THE TASK: Return only the lines between the line holding "Reproduce this diagram with TikZ." and the line holding "(title) at (293,18)", the two boundary lines included, exactly as they appear.

[A run of records]
========================================================================

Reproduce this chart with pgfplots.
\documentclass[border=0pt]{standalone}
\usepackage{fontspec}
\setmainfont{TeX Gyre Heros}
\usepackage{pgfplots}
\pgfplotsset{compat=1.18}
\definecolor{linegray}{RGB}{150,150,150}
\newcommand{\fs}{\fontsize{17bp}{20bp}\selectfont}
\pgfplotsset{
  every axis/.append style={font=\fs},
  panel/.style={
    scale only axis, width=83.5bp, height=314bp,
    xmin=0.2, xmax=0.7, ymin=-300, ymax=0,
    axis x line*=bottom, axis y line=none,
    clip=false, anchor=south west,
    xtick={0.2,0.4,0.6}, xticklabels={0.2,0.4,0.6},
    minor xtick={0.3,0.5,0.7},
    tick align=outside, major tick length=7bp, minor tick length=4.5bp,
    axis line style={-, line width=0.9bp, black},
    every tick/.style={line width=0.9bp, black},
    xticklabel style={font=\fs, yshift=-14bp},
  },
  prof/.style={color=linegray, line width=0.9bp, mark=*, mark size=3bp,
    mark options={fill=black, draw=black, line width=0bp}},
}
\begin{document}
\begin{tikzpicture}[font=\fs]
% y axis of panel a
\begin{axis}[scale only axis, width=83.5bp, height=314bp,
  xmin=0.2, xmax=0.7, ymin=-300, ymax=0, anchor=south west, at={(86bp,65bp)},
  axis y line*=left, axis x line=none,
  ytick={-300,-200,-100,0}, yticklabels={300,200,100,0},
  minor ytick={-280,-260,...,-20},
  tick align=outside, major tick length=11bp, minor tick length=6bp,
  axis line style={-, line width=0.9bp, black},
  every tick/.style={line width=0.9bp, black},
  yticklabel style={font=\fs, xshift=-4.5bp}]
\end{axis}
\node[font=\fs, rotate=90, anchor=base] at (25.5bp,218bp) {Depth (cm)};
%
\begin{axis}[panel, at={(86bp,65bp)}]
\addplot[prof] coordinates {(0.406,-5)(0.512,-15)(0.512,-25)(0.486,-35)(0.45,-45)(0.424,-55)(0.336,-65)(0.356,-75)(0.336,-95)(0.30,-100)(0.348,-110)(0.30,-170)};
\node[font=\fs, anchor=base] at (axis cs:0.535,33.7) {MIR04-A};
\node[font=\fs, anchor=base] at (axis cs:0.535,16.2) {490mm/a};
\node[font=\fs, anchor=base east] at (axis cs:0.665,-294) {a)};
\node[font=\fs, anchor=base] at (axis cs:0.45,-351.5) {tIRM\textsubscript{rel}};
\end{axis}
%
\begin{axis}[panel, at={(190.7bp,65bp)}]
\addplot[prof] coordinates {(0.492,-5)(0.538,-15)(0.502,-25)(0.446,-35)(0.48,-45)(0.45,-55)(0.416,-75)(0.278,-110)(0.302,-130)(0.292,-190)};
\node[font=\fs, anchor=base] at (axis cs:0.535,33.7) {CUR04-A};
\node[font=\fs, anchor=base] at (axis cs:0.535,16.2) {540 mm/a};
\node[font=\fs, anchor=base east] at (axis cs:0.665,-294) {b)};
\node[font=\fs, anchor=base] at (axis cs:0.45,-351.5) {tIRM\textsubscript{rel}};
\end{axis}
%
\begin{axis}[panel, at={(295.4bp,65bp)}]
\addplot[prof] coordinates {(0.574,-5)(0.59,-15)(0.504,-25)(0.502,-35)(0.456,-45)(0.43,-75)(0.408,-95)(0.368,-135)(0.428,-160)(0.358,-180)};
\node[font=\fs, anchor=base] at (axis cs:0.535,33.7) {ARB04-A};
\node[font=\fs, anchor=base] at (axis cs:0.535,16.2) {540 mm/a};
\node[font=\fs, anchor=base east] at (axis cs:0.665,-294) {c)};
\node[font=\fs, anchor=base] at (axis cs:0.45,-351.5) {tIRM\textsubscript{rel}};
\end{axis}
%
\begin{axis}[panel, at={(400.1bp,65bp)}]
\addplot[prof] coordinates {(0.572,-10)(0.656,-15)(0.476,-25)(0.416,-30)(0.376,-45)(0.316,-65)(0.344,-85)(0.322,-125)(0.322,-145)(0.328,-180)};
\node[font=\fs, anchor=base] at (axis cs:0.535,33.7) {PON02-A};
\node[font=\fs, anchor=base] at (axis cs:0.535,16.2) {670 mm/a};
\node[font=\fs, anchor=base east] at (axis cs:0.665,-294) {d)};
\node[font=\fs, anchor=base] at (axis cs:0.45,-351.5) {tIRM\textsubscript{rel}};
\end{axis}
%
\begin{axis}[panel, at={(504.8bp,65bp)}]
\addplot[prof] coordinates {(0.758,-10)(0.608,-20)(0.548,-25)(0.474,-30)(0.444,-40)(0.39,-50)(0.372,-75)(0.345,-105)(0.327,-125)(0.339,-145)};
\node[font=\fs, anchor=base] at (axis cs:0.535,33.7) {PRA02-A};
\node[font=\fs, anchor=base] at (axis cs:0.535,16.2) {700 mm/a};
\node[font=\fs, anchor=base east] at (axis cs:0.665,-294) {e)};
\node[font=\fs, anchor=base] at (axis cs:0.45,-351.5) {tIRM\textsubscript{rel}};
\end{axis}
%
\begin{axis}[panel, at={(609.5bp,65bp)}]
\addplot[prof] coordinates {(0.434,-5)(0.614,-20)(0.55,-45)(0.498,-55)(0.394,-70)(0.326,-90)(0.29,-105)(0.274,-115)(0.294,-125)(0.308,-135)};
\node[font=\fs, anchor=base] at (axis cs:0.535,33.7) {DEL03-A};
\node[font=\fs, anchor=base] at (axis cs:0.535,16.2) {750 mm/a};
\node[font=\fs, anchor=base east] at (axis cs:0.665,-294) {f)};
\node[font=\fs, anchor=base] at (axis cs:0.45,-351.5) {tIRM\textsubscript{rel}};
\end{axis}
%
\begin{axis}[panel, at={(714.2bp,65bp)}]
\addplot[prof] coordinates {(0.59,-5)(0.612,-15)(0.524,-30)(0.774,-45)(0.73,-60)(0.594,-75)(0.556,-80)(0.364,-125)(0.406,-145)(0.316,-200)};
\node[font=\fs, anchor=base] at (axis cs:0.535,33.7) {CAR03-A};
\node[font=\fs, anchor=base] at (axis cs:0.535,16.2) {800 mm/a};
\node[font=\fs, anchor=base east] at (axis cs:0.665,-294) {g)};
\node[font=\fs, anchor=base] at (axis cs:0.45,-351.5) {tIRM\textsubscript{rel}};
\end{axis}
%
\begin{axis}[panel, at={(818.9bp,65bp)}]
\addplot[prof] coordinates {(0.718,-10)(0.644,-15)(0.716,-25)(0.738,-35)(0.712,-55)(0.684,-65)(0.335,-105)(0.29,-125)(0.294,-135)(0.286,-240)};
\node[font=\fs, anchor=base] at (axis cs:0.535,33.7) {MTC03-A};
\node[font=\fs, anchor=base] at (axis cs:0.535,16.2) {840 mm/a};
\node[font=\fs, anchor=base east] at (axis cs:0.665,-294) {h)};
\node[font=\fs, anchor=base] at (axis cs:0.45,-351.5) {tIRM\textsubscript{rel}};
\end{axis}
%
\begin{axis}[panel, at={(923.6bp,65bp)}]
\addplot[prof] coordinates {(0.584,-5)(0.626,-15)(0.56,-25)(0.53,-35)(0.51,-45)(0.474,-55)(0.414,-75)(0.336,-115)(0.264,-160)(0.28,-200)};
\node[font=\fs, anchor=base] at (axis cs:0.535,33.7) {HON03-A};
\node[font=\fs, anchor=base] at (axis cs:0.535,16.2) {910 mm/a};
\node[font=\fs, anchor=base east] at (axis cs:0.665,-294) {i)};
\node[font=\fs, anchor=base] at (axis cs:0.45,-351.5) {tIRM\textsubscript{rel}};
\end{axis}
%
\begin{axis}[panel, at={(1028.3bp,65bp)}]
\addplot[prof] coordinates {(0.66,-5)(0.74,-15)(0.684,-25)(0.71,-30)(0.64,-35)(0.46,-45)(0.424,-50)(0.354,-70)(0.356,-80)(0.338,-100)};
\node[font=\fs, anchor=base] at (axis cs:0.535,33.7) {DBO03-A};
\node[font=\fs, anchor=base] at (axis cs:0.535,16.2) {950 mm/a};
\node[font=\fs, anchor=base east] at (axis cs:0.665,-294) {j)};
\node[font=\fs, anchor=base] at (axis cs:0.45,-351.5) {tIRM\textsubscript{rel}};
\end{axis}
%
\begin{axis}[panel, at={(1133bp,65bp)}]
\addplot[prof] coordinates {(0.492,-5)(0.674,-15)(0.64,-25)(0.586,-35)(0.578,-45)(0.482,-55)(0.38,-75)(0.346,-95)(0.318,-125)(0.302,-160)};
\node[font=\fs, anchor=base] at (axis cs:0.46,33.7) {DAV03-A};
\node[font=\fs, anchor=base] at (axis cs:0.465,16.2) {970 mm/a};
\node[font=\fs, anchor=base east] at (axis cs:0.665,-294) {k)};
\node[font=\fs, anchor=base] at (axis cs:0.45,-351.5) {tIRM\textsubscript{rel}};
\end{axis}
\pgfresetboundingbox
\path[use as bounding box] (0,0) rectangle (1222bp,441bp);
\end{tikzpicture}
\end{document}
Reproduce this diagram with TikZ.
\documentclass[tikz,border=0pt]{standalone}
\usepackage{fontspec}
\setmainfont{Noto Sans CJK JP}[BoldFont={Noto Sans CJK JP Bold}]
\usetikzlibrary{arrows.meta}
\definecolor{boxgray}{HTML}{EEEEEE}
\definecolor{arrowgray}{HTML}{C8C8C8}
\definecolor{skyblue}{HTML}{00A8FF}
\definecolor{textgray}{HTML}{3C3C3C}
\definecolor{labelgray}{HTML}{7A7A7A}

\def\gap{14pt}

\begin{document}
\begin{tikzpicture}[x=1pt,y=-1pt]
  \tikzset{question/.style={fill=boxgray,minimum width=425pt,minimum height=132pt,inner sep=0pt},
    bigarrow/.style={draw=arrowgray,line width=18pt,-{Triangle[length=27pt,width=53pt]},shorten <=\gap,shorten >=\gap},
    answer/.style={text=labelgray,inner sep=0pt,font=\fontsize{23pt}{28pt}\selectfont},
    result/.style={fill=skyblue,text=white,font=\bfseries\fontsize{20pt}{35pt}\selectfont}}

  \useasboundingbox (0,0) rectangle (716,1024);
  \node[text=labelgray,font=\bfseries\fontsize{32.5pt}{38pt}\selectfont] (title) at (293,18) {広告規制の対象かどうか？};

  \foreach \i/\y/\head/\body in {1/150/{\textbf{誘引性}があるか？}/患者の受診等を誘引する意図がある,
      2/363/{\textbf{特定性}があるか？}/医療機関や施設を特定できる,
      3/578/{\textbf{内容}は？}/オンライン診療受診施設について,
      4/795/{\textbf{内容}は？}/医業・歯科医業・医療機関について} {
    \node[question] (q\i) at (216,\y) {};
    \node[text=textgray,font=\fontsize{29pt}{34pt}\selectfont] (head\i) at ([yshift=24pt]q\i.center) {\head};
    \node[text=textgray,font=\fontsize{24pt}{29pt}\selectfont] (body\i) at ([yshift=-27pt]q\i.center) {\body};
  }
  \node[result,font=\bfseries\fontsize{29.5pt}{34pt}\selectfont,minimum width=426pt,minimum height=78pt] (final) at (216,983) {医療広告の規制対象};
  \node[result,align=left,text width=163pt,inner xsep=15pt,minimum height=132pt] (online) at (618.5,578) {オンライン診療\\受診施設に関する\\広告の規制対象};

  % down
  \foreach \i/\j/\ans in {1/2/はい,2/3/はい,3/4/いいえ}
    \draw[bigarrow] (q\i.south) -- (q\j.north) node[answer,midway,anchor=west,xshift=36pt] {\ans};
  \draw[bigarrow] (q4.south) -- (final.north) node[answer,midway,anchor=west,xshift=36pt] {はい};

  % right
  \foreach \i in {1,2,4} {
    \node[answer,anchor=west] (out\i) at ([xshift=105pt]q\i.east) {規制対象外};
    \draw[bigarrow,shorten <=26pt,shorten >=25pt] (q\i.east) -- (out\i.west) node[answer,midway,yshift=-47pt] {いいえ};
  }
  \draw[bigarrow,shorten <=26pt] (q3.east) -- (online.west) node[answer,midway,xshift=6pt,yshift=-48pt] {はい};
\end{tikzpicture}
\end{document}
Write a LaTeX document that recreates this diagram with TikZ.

========================================================================

ANSWER IN FULL:
Reproduce this diagram with TikZ.
\documentclass[tikz,border=0pt]{standalone}
\usepackage{fontspec}
\setmainfont{Noto Sans CJK JP}[BoldFont={Noto Sans CJK JP Bold}]
\usetikzlibrary{arrows.meta}
\definecolor{boxgray}{HTML}{EEEEEE}
\definecolor{arrowgray}{HTML}{C8C8C8}
\definecolor{skyblue}{HTML}{00A8FF}
\definecolor{textgray}{HTML}{3C3C3C}
\definecolor{labelgray}{HTML}{7A7A7A}

\def\gap{14pt}

\begin{document}
\begin{tikzpicture}[x=1pt,y=-1pt]
  \tikzset{question/.style={fill=boxgray,minimum width=425pt,minimum height=132pt,inner sep=0pt},
    bigarrow/.style={draw=arrowgray,line width=18pt,-{Triangle[length=27pt,width=53pt]},shorten <=\gap,shorten >=\gap},
    answer/.style={text=labelgray,inner sep=0pt,font=\fontsize{23pt}{28pt}\selectfont},
    result/.style={fill=skyblue,text=white,font=\bfseries\fontsize{20pt}{35pt}\selectfont}}

  \useasboundingbox (0,0) rectangle (716,1024);
  \node[text=labelgray,font=\bfseries\fontsize{32.5pt}{38pt}\selectfont] (title) at (293,18) {広告規制の対象かどうか？};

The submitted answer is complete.